What Is a Mortgage and How Does It Work? A Straight-Talk Guide from a Florida Panhandle Real Estate Pro

Hey everyone, Jonathan Reinsch here, your friendly neighborhood real estate agent in the Florida Panhandle. With over 100 transactions under my belt, I've helped folks from all walks snag their dream homes, from sunny condos in Destin and Gulf Breeze to cozy family spots in Pensacola and Navarre. I've seen the good, the bad, and the confusing when it comes to financing, and one question pops up all the time: "What exactly is a mortgage, and how does this whole thing work?" Especially now, as we wrap up 2025 with rates chilling around 6% for a 30-year fixed in Florida, it's a great time to break it down casually. No fancy jargon, just real talk from a guy who's been in the trenches helping buyers make sense of it all.

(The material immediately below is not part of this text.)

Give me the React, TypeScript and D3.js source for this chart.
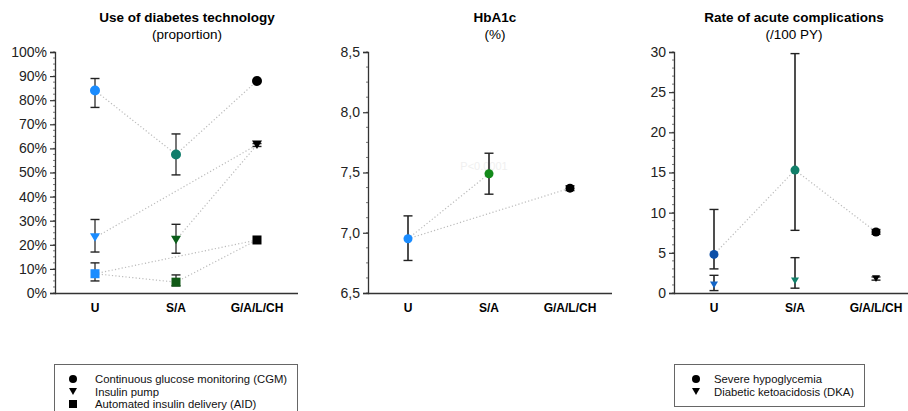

At its core, a mortgage is basically a loan you take out to buy a house. You don't pay the full price upfront (who does that?), so a bank or lender gives you the cash to cover most of it, and you promise to pay them back over time with interest. Think of it like borrowing for a car, but way bigger and longer-term. The house itself acts as collateral, and if you stop paying, the lender can take it back through foreclosure (but let's not go there; most folks don't).


How does it actually work? Let's walk through the steps, like I do with my clients every day.


First up: The application process. You start by shopping lenders. That’s right - don't just go with the first one; compare rates and terms, and ask your agent who they recommend. We typically know the good ones and won’t steer you wrong. In Florida, rates for a 30-year fixed are hovering around 6% right now, but that can vary based on your credit, down payment, and the lender. You'll fill out an application with your income, debts, assets, and credit history. Lenders check your credit score (aim for 620+ for conventional loans; higher gets better rates), debt-to-income ratio (ideally under 36%), and employment stability. This is where pre-approval comes in…it's like getting a green light that says, "Yeah, you can afford this much." It makes you look serious to sellers and helps you know your budget. In the Panhandle, where medians are around $350k-$450k, pre-approval lets you hit the ground running on those beach-view listings.


Once you're approved and find your dream home, you lock in your rate (usually for 30-60 days) and move to underwriting. That's the deep dive where lenders verify everything, appraise the home to make sure it's worth what you're paying, and dot the i's. The appraisal is key; if it's low, you might renegotiate or cover the gap. In our area, with coastal vibes pushing values, appraisals often come in strong, but flood zones or overpricing can throw curveballs.


Closing time! This is the big day, usually 30-45 days after offer acceptance. You sign a stack of papers, pay closing costs (2-5% of the loan, covering fees, title, etc.), and hand over your down payment (3-20%, depending on loan type). Then, keys in hand, you're a homeowner. But the mortgage fun's just starting.


Now, how payments work: Your monthly bill isn't just paying back what you borrowed (principal)…it includes interest (the lender's cut), property taxes, homeowners insurance, and sometimes private mortgage insurance (PMI if down <20%). This is called escrow, and the lender collects and pays those for you. Early on, most of your payment goes to interest; over time, more hits principal. That's amortization, which is just a fancy word for how the loan shrinks over time. A 30-year fixed means steady payments for 30 years; 15-year shaves time but hikes monthly cost.


Types of mortgages? Plenty to pick from:

  • Fixed-rate: Rate stays the same. It’s predictable, great for long-haul and very “normal.” 30-year's most common; 15-year saves interest but bigger payments.
  • Adjustable-rate (ARM): Starts low, adjusts later (e.g., 5/1 ARM fixed 5 years, then yearly). Risky if rates rise, but good if you plan short-term stay.
  • FHA: Low down (3.5%), easier credit, perfect for first-timers.
  • VA: Zero down for military…huge in our Eglin AFB and NAS Pensacola area.
  • Jumbo: For big loans over $766,550 (2025 limit), common on luxury coastal pads.


Interest is the cost of borrowing, and it’s based on your rate, loan amount, and term. At 6%, a $300k loan (after 20% down on $375k home) means about $1,800/month P&I. Shop rates between different lenders…0.25% difference saves thousands long-term.

Florida perks: No state income tax, but watch property taxes (0.8-1% average) and insurance ($4k+ yearly coastal). Homestead exemption caps tax hikes for primaries.


Pitfalls? Don't bite off more than you can chew…factor all costs. Refinance if rates drop (projected mid-6s 2026). Build equity fast with extra payments.


In the Panhandle, mortgages fuel dreams, whether military PCS or retiree paradise. I've closed deals where smart financing and researching all options turned "maybe" into "yes."